The latest figures suggest that demand for debt advice is on course to reach a five-year peak in 2018, with debtors increasingly finding it difficult or impossible to pay their everyday household bills.
As many as 189,000 people from across the UK are expected to call the National Debtline over the course of this year.
The organisation has said that trends among callers to its advisors have changed notably over the past 10 years, with fewer people worried about credit cards, overdrafts or loans, and more people asking for advice on how to deal with overdue council tax demands, rent arrears or energy bills.
“Ten years ago a typical caller to National Debtline was struggling to pay credit cards and personal loans,” explains Joanna Elson, chief executive of the Money Advice Trust.
“Today, callers are struggling with smaller but trickier debts, usually on everyday household bills – and often caused by ‘broken budgets’, where the money coming in is simply not enough to cover their essential spending.”

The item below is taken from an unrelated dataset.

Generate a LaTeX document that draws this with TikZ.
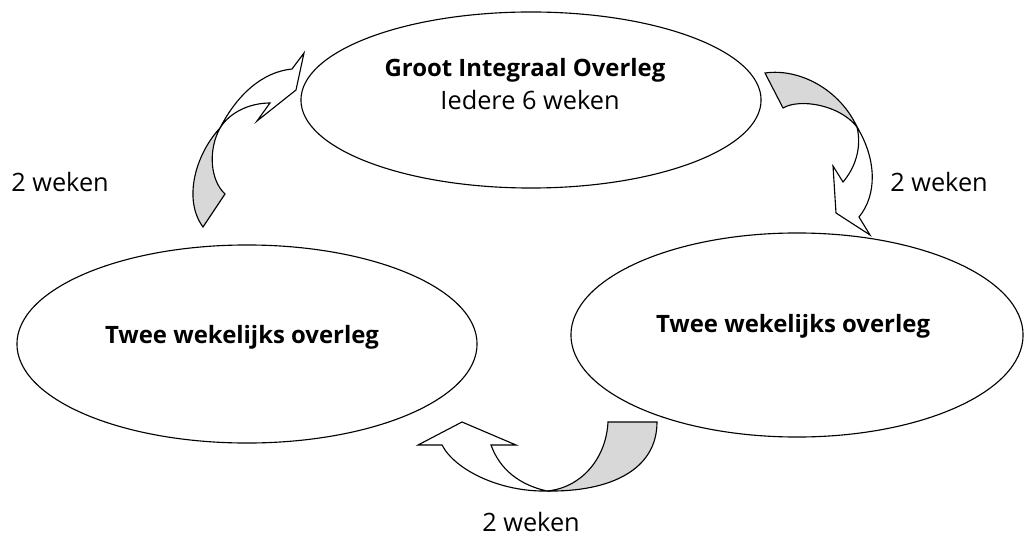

Ms Elson added that she and the Money Advice Trust want to see more action taken by the government to tackle the issue of problem debt in all parts of the UK.
She particularly wants to see indebted consumers given ‘breathing space’ protections from creditors of all types so that they can be given a better chance of getting to grips with their financial difficulties.
The Money Advice Trust is also calling for the Financial Conduct Authority to extent the scope of its cap on interest rates from affecting just payday lenders to covering other forms of high cost credit as well.
“We need to change how we think about problem debt in the UK,” said Ms Elson, who added that “the government, regulators, creditors and the advice sector” all need to work together to tackle the debt problems people are now facing in contemporary Britain.